• REQUIREMENT: Extract the whole listing as it stands. Do not include the pictures.
——
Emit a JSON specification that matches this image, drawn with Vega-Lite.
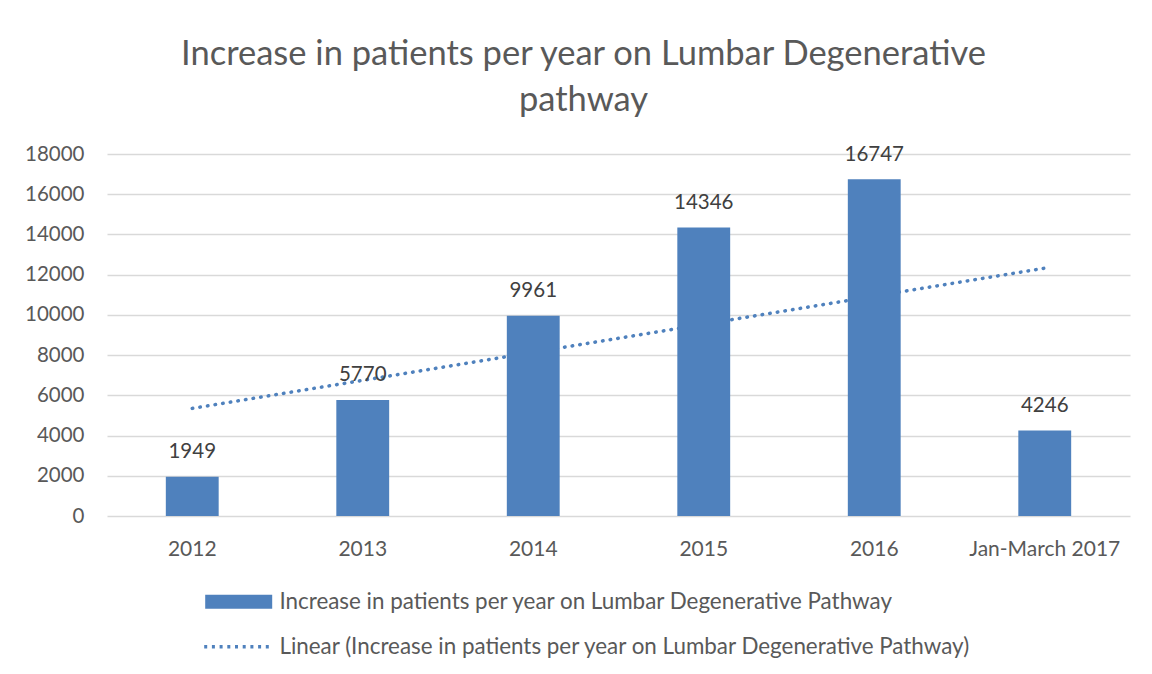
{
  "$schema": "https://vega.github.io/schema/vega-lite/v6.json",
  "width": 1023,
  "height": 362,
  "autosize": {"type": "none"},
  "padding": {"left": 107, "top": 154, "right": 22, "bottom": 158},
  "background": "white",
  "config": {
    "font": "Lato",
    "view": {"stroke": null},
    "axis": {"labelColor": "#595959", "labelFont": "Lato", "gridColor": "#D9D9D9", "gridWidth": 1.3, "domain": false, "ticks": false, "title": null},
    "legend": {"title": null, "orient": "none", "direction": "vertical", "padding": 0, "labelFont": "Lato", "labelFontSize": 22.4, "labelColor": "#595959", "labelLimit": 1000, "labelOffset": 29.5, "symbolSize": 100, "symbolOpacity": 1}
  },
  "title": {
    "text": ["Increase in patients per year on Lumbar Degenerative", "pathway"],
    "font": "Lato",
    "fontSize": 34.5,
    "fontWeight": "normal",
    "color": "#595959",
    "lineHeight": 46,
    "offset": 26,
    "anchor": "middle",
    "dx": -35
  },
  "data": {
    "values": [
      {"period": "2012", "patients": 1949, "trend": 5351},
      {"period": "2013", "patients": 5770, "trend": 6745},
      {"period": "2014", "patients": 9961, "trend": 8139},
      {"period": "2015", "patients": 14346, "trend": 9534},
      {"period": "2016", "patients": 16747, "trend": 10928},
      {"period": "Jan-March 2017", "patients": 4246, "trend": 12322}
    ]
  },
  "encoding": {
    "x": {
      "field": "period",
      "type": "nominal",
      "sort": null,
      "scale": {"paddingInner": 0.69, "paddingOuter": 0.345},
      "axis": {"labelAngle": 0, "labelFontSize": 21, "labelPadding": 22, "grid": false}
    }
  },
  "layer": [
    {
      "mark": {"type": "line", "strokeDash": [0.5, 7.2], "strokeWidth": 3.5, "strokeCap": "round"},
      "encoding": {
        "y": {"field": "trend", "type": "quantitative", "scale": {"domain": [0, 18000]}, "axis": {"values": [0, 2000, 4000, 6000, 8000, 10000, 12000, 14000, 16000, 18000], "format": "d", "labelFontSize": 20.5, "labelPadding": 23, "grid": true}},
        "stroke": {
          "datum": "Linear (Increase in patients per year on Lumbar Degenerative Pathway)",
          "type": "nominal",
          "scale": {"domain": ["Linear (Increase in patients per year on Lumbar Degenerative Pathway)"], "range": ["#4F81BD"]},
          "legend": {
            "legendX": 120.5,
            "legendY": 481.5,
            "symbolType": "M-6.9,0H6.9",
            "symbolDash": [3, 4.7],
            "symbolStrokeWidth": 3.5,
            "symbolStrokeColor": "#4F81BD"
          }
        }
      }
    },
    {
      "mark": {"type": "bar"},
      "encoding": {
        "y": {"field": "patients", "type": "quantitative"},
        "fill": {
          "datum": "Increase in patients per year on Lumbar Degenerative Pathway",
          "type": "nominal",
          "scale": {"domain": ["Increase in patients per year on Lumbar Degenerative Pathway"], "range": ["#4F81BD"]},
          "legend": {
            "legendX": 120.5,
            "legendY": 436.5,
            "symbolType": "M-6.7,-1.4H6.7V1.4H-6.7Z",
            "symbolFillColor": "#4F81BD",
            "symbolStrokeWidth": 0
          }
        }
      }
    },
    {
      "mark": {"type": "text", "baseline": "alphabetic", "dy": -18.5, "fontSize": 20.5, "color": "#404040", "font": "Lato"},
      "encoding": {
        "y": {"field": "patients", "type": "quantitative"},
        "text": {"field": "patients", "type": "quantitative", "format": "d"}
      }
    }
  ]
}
——
• SOLUTION TO THIS EXERCISE:
Emit a JSON specification that matches this image, drawn with Vega-Lite.
{
  "$schema": "https://vega.github.io/schema/vega-lite/v6.json",
  "width": 1023,
  "height": 362,
  "autosize": {"type": "none"},
  "padding": {"left": 107, "top": 154, "right": 22, "bottom": 158},
  "background": "white",
  "config": {
    "font": "Lato",
    "view": {"stroke": null},
    "axis": {"labelColor": "#595959", "labelFont": "Lato", "gridColor": "#D9D9D9", "gridWidth": 1.3, "domain": false, "ticks": false, "title": null},
    "legend": {"title": null, "orient": "none", "direction": "vertical", "padding": 0, "labelFont": "Lato", "labelFontSize": 22.4, "labelColor": "#595959", "labelLimit": 1000, "labelOffset": 29.5, "symbolSize": 100, "symbolOpacity": 1}
  },
  "title": {
    "text": ["Increase in patients per year on Lumbar Degenerative", "pathway"],
    "font": "Lato",
    "fontSize": 34.5,
    "fontWeight": "normal",
    "color": "#595959",
    "lineHeight": 46,
    "offset": 26,
    "anchor": "middle",
    "dx": -35
  },
  "data": {
    "values": [
      {"period": "2012", "patients": 1949, "trend": 5351},
      {"period": "2013", "patients": 5770, "trend": 6745},
      {"period": "2014", "patients": 9961, "trend": 8139},
      {"period": "2015", "patients": 14346, "trend": 9534},
      {"period": "2016", "patients": 16747, "trend": 10928},
      {"period": "Jan-March 2017", "patients": 4246, "trend": 12322}
    ]
  },
  "encoding": {
    "x": {
      "field": "period",
      "type": "nominal",
      "sort": null,
      "scale": {"paddingInner": 0.69, "paddingOuter": 0.345},
      "axis": {"labelAngle": 0, "labelFontSize": 21, "labelPadding": 22, "grid": false}
    }
  },
  "layer": [
    {
      "mark": {"type": "line", "strokeDash": [0.5, 7.2], "strokeWidth": 3.5, "strokeCap": "round"},
      "encoding": {
        "y": {"field": "trend", "type": "quantitative", "scale": {"domain": [0, 18000]}, "axis": {"values": [0, 2000, 4000, 6000, 8000, 10000, 12000, 14000, 16000, 18000], "format": "d", "labelFontSize": 20.5, "labelPadding": 23, "grid": true}},
        "stroke": {
          "datum": "Linear (Increase in patients per year on Lumbar Degenerative Pathway)",
          "type": "nominal",
          "scale": {"domain": ["Linear (Increase in patients per year on Lumbar Degenerative Pathway)"], "range": ["#4F81BD"]},
          "legend": {
            "legendX": 120.5,
            "legendY": 481.5,
            "symbolType": "M-6.9,0H6.9",
            "symbolDash": [3, 4.7],
            "symbolStrokeWidth": 3.5,
            "symbolStrokeColor": "#4F81BD"
          }
        }
      }
    },
    {
      "mark": {"type": "bar"},
      "encoding": {
        "y": {"field": "patients", "type": "quantitative"},
        "fill": {
          "datum": "Increase in patients per year on Lumbar Degenerative Pathway",
          "type": "nominal",
          "scale": {"domain": ["Increase in patients per year on Lumbar Degenerative Pathway"], "range": ["#4F81BD"]},
          "legend": {
            "legendX": 120.5,
            "legendY": 436.5,
            "symbolType": "M-6.7,-1.4H6.7V1.4H-6.7Z",
            "symbolFillColor": "#4F81BD",
            "symbolStrokeWidth": 0
          }
        }
      }
    },
    {
      "mark": {"type": "text", "baseline": "alphabetic", "dy": -18.5, "fontSize": 20.5, "color": "#404040", "font": "Lato"},
      "encoding": {
        "y": {"field": "patients", "type": "quantitative"},
        "text": {"field": "patients", "type": "quantitative", "format": "d"}
      }
    }
  ]
}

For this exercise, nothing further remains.